■ Provided data ■
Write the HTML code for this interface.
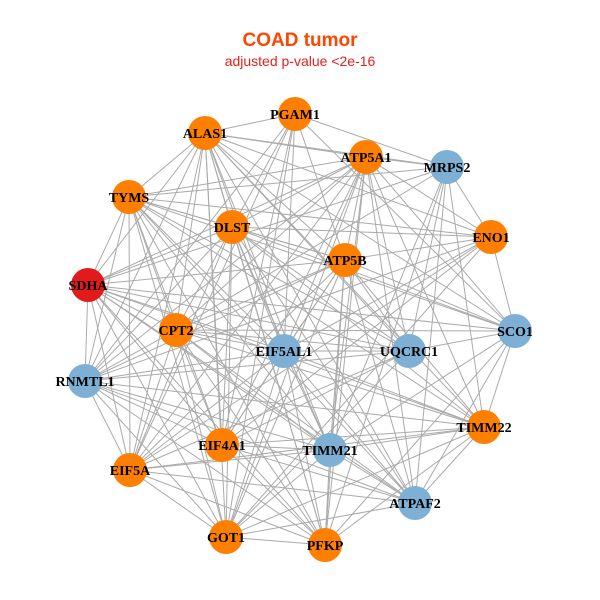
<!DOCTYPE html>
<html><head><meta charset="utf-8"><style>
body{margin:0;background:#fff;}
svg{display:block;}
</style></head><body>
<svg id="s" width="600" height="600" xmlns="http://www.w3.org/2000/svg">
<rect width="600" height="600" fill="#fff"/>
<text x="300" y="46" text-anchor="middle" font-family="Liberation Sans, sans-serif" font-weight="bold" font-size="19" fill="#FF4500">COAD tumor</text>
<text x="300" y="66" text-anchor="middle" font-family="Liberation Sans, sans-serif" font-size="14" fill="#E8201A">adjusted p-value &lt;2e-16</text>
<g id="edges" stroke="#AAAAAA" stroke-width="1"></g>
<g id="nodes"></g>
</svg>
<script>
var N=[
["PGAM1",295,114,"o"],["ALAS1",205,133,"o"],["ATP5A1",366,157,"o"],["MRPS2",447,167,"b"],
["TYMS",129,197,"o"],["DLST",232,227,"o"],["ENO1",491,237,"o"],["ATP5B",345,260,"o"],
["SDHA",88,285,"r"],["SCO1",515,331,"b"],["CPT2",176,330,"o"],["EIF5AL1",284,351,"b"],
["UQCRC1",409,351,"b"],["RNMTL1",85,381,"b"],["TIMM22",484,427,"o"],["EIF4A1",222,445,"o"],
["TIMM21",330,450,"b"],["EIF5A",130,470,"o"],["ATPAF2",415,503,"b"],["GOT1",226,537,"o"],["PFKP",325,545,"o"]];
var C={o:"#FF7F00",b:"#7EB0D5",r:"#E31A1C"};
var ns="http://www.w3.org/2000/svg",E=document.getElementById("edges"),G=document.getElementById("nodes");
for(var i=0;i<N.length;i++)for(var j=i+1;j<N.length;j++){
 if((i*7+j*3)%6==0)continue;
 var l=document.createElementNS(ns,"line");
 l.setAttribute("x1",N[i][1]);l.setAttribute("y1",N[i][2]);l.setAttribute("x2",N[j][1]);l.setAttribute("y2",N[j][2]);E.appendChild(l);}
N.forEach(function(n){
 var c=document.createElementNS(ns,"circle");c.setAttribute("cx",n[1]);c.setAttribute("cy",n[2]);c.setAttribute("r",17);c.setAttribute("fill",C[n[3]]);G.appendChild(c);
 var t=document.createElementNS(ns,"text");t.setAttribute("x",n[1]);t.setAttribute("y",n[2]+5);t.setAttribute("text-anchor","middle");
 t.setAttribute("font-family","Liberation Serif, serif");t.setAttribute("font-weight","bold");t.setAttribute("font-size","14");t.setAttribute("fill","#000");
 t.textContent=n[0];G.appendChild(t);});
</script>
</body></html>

■ What is asked ■
Transcribe the material exactly, keeping every word and none of the pictures.

■ Full response ■
Write the HTML code for this interface.
<!DOCTYPE html>
<html><head><meta charset="utf-8"><style>
body{margin:0;background:#fff;}
svg{display:block;}
</style></head><body>
<svg id="s" width="600" height="600" xmlns="http://www.w3.org/2000/svg">
<rect width="600" height="600" fill="#fff"/>
<text x="300" y="46" text-anchor="middle" font-family="Liberation Sans, sans-serif" font-weight="bold" font-size="19" fill="#FF4500">COAD tumor</text>
<text x="300" y="66" text-anchor="middle" font-family="Liberation Sans, sans-serif" font-size="14" fill="#E8201A">adjusted p-value &lt;2e-16</text>
<g id="edges" stroke="#AAAAAA" stroke-width="1"></g>
<g id="nodes"></g>
</svg>
<script>
var N=[
["PGAM1",295,114,"o"],["ALAS1",205,133,"o"],["ATP5A1",366,157,"o"],["MRPS2",447,167,"b"],
["TYMS",129,197,"o"],["DLST",232,227,"o"],["ENO1",491,237,"o"],["ATP5B",345,260,"o"],
["SDHA",88,285,"r"],["SCO1",515,331,"b"],["CPT2",176,330,"o"],["EIF5AL1",284,351,"b"],
["UQCRC1",409,351,"b"],["RNMTL1",85,381,"b"],["TIMM22",484,427,"o"],["EIF4A1",222,445,"o"],
["TIMM21",330,450,"b"],["EIF5A",130,470,"o"],["ATPAF2",415,503,"b"],["GOT1",226,537,"o"],["PFKP",325,545,"o"]];
var C={o:"#FF7F00",b:"#7EB0D5",r:"#E31A1C"};
var ns="http://www.w3.org/2000/svg",E=document.getElementById("edges"),G=document.getElementById("nodes");
for(var i=0;i<N.length;i++)for(var j=i+1;j<N.length;j++){
 if((i*7+j*3)%6==0)continue;
 var l=document.createElementNS(ns,"line");
 l.setAttribute("x1",N[i][1]);l.setAttribute("y1",N[i][2]);l.setAttribute("x2",N[j][1]);l.setAttribute("y2",N[j][2]);E.appendChild(l);}
N.forEach(function(n){
 var c=document.createElementNS(ns,"circle");c.setAttribute("cx",n[1]);c.setAttribute("cy",n[2]);c.setAttribute("r",17);c.setAttribute("fill",C[n[3]]);G.appendChild(c);
 var t=document.createElementNS(ns,"text");t.setAttribute("x",n[1]);t.setAttribute("y",n[2]+5);t.setAttribute("text-anchor","middle");
 t.setAttribute("font-family","Liberation Serif, serif");t.setAttribute("font-weight","bold");t.setAttribute("font-size","14");t.setAttribute("fill","#000");
 t.textContent=n[0];G.appendChild(t);});
</script>
</body></html>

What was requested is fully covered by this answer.